A man he meets at the mosque gives him a job at a local restaurant. Then things take a turn for the worse when he sets off in his boss's car to deliver some food.
He's driving and talking on his phone when he hears a bump and slams on the brakes. The food goes flying.
He climbs out and looks around.
"You just hit something," says a young woman standing nearby with her bike.
He looks under the car, and sees a small white mutt.
"Pick him up," the woman says. "You can't just leave him there."
Adan takes the dog to the vet and learns it's not hurt. But the vet says he can't leave the dog there; Adan needs to take it away. This is a problem, and one that writer-director Musa Syeed knew would be good to explore.
"Because the man-and-dog story is such a sort of archetypal American/Western story," he said. "And I thought that, given Muslim sensitivities towards dogs, it could be an interesting take on that story."
Under Muslim law, dogs are considered haram, or forbidden. They're seen as dirty.
"What was interesting to me about a Muslim kid and a dog was that these are two entities that seemingly are not able to reconcile, or that are so different," Syeed said. "And I think that's the way that maybe a lot of people see, you know, Muslims in America ... there is some inherent tension or something like that."
In the film, Adan feels sorry and responsible for the dog, even though it makes him flinch.

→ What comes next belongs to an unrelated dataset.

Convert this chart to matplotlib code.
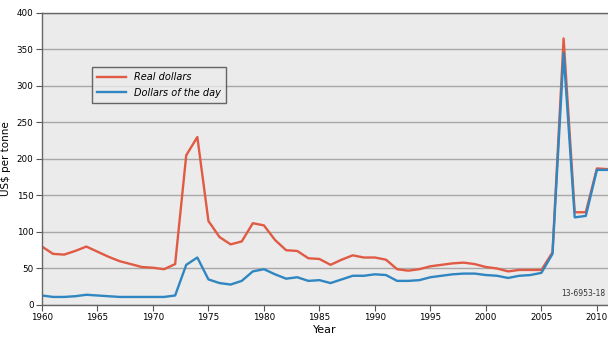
import matplotlib
matplotlib.use('Agg')
import matplotlib.pyplot as plt

years = list(range(1960, 2012))
real_dollars = [80, 70, 69, 74, 80, 73, 66, 60, 56, 52,
                51, 49, 56, 205, 230, 115, 93, 83, 87, 112,
                109, 89, 75, 74, 64, 63, 55, 62, 68, 65,
                65, 62, 49, 47, 49, 53, 55, 57, 58, 56,
                52, 50, 46, 48, 48, 48, 72, 365, 127, 127,
                187, 186]
dollars_of_day = [13, 11, 11, 12, 14, 13, 12, 11, 11, 11,
                  11, 11, 13, 55, 65, 35, 30, 28, 33, 46,
                  49, 42, 36, 38, 33, 34, 30, 35, 40, 40,
                  42, 41, 33, 33, 34, 38, 40, 42, 43, 43,
                  41, 40, 37, 40, 41, 44, 70, 345, 120, 122,
                  185, 185]
x_ticks = [1960, 1965, 1970, 1975, 1980, 1985, 1990, 1995, 2000, 2005, 2010]
y_ticks = [0, 50, 100, 150, 200, 250, 300, 350, 400]

fig = plt.figure(figsize=(6.08, 3.4), dpi=100)
ax = fig.add_axes([0.069, 0.103, 0.931, 0.859])
ax.set_facecolor('#ebebeb')

ax.plot(years, real_dollars, color='#e05a44', lw=1.7, label='Real dollars')
ax.plot(years, dollars_of_day, color='#2f86c0', lw=1.7, label='Dollars of the day')

ax.set_xlim(1960, 2011)
ax.set_ylim(0, 400)
ax.set_xticks(x_ticks)
ax.set_yticks(y_ticks)
ax.yaxis.grid(True, color='#a8a8a8', lw=1.0)
ax.set_axisbelow(True)
ax.tick_params(labelsize=6.3, length=4, width=0.8, color='#555555', pad=2)

for s in ['left', 'bottom', 'top']:
    ax.spines[s].set_color('#666666')
    ax.spines[s].set_linewidth(1.0)
ax.spines['right'].set_visible(False)

ax.set_xlabel('Year', fontsize=8, labelpad=2)
ax.set_ylabel('US$ per tonne', fontsize=7.5, labelpad=4)

leg = ax.legend(loc='upper left', bbox_to_anchor=(0.08, 0.83),
                prop={'style': 'italic', 'size': 7}, frameon=True, fancybox=False,
                handlelength=3.0, borderpad=0.5, labelspacing=0.55)
leg.get_frame().set_edgecolor('#444444')
leg.get_frame().set_facecolor('#ebebeb')
leg.get_frame().set_linewidth(1.0)

ax.text(0.995, 0.025, '13-6953-18', transform=ax.transAxes, ha='right',
        va='bottom', fontsize=5.5, color='#333333')

fig.savefig('out.png', dpi=100)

But he's lonely, and talks to the animal, complaining about his lot in life. At one point, a non-Muslim friend offers to buy the dog some food, and presents Adan with a bag of dried pig's ears. Adan is nonplussed, and then turns to the dog.
"Pig ears? Are you allowed to eat this? Are you Muslim?"
The dog stares back enigmatically in reply.
Adan is played by actor Barkhad Abdirahman, no stranger to film work. He was one of the Twin Cities performers chosen to portray Somali pirates in the Tom Hanks film "Captain Phillips." That film shot his friend Barkhad Abdi to fame. Abdirahman still lives in Cedar Riverside. Like many Somali-Americans, he came to the United States through Kenya. Minneapolis has been his home for a decade.
Musa Syeed, who lives in New York, came to Minneapolis to scout the city and to spend time with Abdirahman long before he ever rolled a camera. Syeed wrote much of the dialog based on how the actor spoke and what he'd seen in his life.
"He brought a lot of his personal experience to the role, as a young man experiencing that transition of moving to America and being in a new place," Syeed said. "He had some of the same struggles as the character Adan in the film."
Syeed says he also spent time learning about the community, getting to know people in Cedar Riverside. He also got to know Minneapolis.
"We really wanted the city to be a character, in a way," he said.
The result is a deft portrait of Minneapolis, with its river, parks and big buildings, weaving in the restaurants, mosques and homes of the Somali community. Syeed takes a simple, gentle story, places it in a specific community in a particular city, and creates something much larger about the times in which we live.
Syeed will introduce several screenings of the movie Saturday at the Film Society of Minneapolis and St Paul.
"Film has that immersive quality, and so I wanted to bring audiences into these worlds that maybe they don't feel comfortable entering," he said. "You know, we don't often get to experience that everyday quality of Muslim life in America."
He hopes that through this story of a man and his forbidden dog there is room for compassion, understanding and a connection.